Villagers and commuters on the Long Island Rail Road may notice large orange and white construction enclosures on the ground under the railroad. That’s because a rehabilitation project has begun to fix the railroad’s viaduct, the concrete structure that supports the tracks and platforms.
Construction began this summer, and will be complete by the end of 2020, said Meredith Daniels, a spokeswoman for the Metropolitan Transportation Authority. The $1.8 million project, funded by the MTA’s Capital Program, encompasses the stretch of LIRR line in Rockville Centre from Centre Avenue in the west to Mars Avenue in the east.
“The project enhances safety, as we’re talking about a concrete structure in need of repairs,” Daniels said. “Aesthetically, it will look better, adding to the customer experience LIRR riders deserve.”
The viaduct was built in 1941, when the tracks were raised. Workers will repair its concrete parapet walls and piers, and the concrete spalls and encasement on cap beams. The project includes improvements to the track bed, or understructure, drainage system, which will address drainage issues, as well as repairs to cracks on stems, back walls and wing walls.
The MTA is also repairing the LIRR viaduct in Lynbrook. “The goal is always to work with communities to address mutual needs and deliver projects that will give customers a rail system they de-serve,” LIRR President Phillip Eng said in a statement.
Mayor Francis X. Murray commended Eng at the September meeting of the village board of trustees for working with the village and responding to its needs. “The upgrading of our LIRR system is critical,” Murray said, “because so many of our residents depend on it each and every day.”
He invited Hector Garcia, the MTA’s senior director of external affairs, to speak about the project.

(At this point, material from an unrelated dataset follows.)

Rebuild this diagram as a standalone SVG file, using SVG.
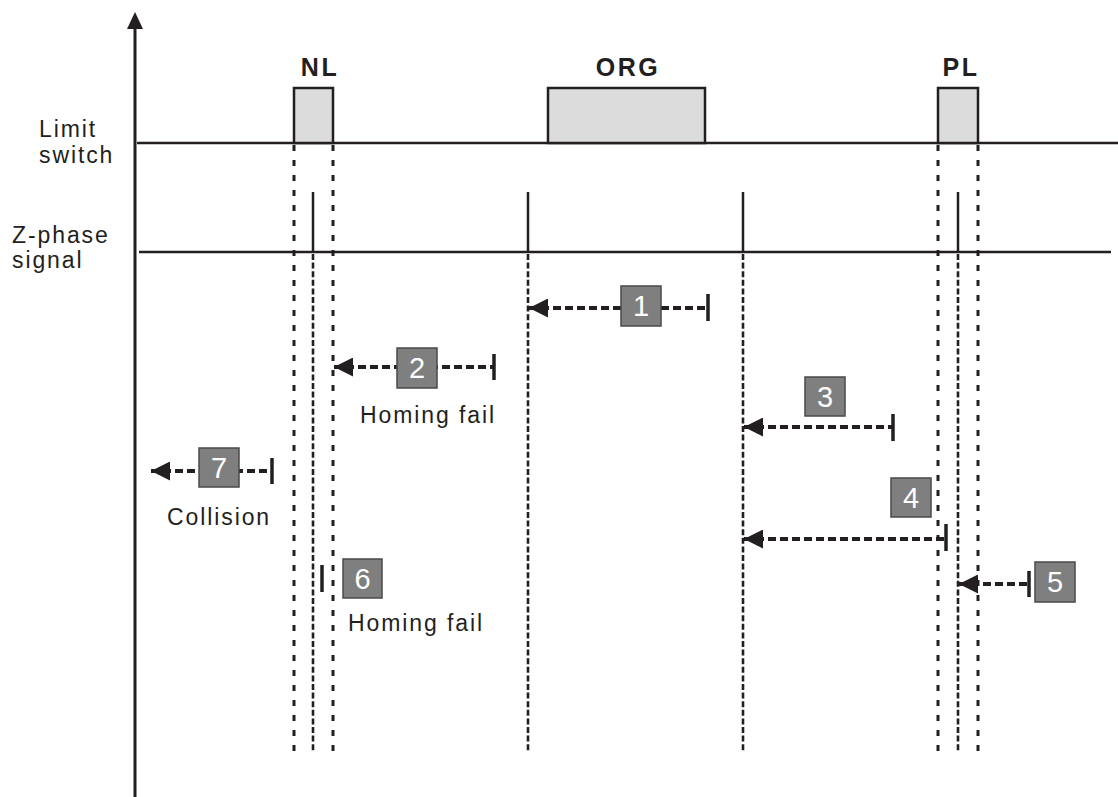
<svg xmlns="http://www.w3.org/2000/svg" width="1118" height="797" viewBox="0 0 1118 797">
  <style>
    .lbl { font-family: "Liberation Sans", Arial, sans-serif; font-size: 23px; fill: #231f20; letter-spacing: 1.9px; }
    .ttl { font-family: "Liberation Sans", Arial, sans-serif; font-size: 25px; font-weight: bold; fill: #231f20; letter-spacing: 2.6px; text-anchor: middle; }
    .num { font-family: "Liberation Sans", Arial, sans-serif; font-size: 29px; fill: #ffffff; text-anchor: middle; }
    .box { fill: #7f7f7f; stroke: #4a4a4a; stroke-width: 1.5; }
    .sig { stroke: #231f20; stroke-width: 2.5; fill: none; }
    .sw { fill: #dcdcdc; stroke: #231f20; stroke-width: 2.5; }
    .dotA { stroke: #231f20; stroke-width: 3; stroke-dasharray: 6 9; }
    .dotB { stroke: #231f20; stroke-width: 2.6; stroke-dasharray: 6 2.6; }
    .conn { stroke: #231f20; stroke-width: 4; stroke-dasharray: 8 4; fill: none; }
    .bar { stroke: #231f20; stroke-width: 3.5; }
  </style>
  <defs>
    <marker id="ah" viewBox="0 0 19 19" refX="19" refY="9.5" markerWidth="19" markerHeight="19" markerUnits="userSpaceOnUse" orient="auto-start-reverse">
      <path d="M0,0 L19,9.5 L0,19 Z" fill="#231f20"/>
    </marker>
  </defs>
  <rect width="1118" height="797" fill="#ffffff"/>

  <g id="axis">
    <line x1="135" y1="26" x2="135" y2="797" stroke="#231f20" stroke-width="3"/>
    <polygon points="135,12 127,29 143,29" fill="#231f20"/>
  </g>

  <g id="labels">
    <text class="lbl" x="39" y="137">Limit</text>
    <text class="lbl" x="39" y="163">switch</text>
    <text class="lbl" x="12" y="243">Z-phase</text>
    <text class="lbl" x="12" y="268">signal</text>
  </g>

  <g id="limit-switch">
    <line class="sig" x1="137" y1="143" x2="1118" y2="143"/>
  </g>
  <g id="NL">
    <rect class="sw" x="294" y="88" width="39" height="55"/>
    <text class="ttl" x="320" y="76">NL</text>
  </g>
  <g id="ORG">
    <rect class="sw" x="548" y="88" width="157" height="55"/>
    <text class="ttl" x="628" y="76">ORG</text>
  </g>
  <g id="PL">
    <rect class="sw" x="938" y="88" width="40" height="55"/>
    <text class="ttl" x="961" y="76">PL</text>
  </g>

  <g id="z-phase">
    <line class="sig" x1="139" y1="252" x2="1111" y2="252"/>
    <line class="sig" x1="313" y1="192" x2="313" y2="252"/>
    <line class="sig" x1="528" y1="192" x2="528" y2="252"/>
    <line class="sig" x1="743" y1="192" x2="743" y2="252"/>
    <line class="sig" x1="958" y1="192" x2="958" y2="252"/>
  </g>

  <g id="guides">
    <line class="dotA" x1="294" y1="145" x2="294" y2="752"/>
    <line class="dotA" x1="333" y1="145" x2="333" y2="752"/>
    <line class="dotA" x1="938" y1="145" x2="938" y2="752"/>
    <line class="dotA" x1="978" y1="145" x2="978" y2="752"/>
    <line class="dotB" x1="313" y1="254" x2="313" y2="752"/>
    <line class="dotB" x1="528" y1="254" x2="528" y2="752"/>
    <line class="dotB" x1="743" y1="254" x2="743" y2="752"/>
    <line class="dotB" x1="958" y1="254" x2="958" y2="752"/>
  </g>

  <g id="connectors">
    <line class="conn" x1="529" y1="308" x2="708" y2="308" marker-start="url(#ah)"/>
    <line class="bar" x1="708" y1="294" x2="708" y2="321"/>

    <line class="conn" x1="334" y1="367" x2="494" y2="367" marker-start="url(#ah)"/>
    <line class="bar" x1="494" y1="354" x2="494" y2="380"/>

    <line class="conn" x1="744" y1="427" x2="893" y2="427" marker-start="url(#ah)"/>
    <line class="bar" x1="893" y1="414" x2="893" y2="441"/>

    <line class="conn" x1="744" y1="539" x2="946" y2="539" marker-start="url(#ah)"/>
    <line class="bar" x1="946" y1="524" x2="946" y2="551"/>

    <line class="conn" x1="959" y1="584" x2="1029" y2="584" marker-start="url(#ah)"/>
    <line class="bar" x1="1029" y1="571" x2="1029" y2="597"/>

    <line class="bar" x1="322" y1="565" x2="322" y2="592"/>

    <line class="conn" x1="151" y1="471" x2="272" y2="471" marker-start="url(#ah)"/>
    <line class="bar" x1="272" y1="458" x2="272" y2="484"/>
  </g>

  <g id="step1">
    <rect class="box" x="621" y="286" width="40" height="40"/>
    <text class="num" x="641" y="316">1</text>
  </g>
  <g id="step2">
    <rect class="box" x="397" y="348" width="40" height="40"/>
    <text class="num" x="417" y="378">2</text>
    <text class="lbl" x="360" y="423">Homing fail</text>
  </g>
  <g id="step3">
    <rect class="box" x="805" y="377" width="40" height="39"/>
    <text class="num" x="825" y="407">3</text>
  </g>
  <g id="step4">
    <rect class="box" x="891" y="478" width="40" height="39"/>
    <text class="num" x="911" y="508">4</text>
  </g>
  <g id="step5">
    <rect class="box" x="1035" y="562" width="40" height="40"/>
    <text class="num" x="1055" y="592">5</text>
  </g>
  <g id="step6">
    <rect class="box" x="343" y="559" width="39" height="39"/>
    <text class="num" x="362.5" y="589">6</text>
    <text class="lbl" x="348" y="631">Homing fail</text>
  </g>
  <g id="step7">
    <rect class="box" x="199" y="448" width="40" height="39"/>
    <text class="num" x="219" y="478">7</text>
    <text class="lbl" x="167" y="525">Collision</text>
  </g>
</svg>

Garcia noted that MTA officials were working closely with the village to ensure that construction proceeds safely and smoothly. The work will affect about 10 parking spots at a time as construction progresses from west to east.
“Commuters aren’t going to feel the work too much until right by the station area,” Garcia said, “and at that point, there will be more coordination and communication so everyone knows what’s going on.”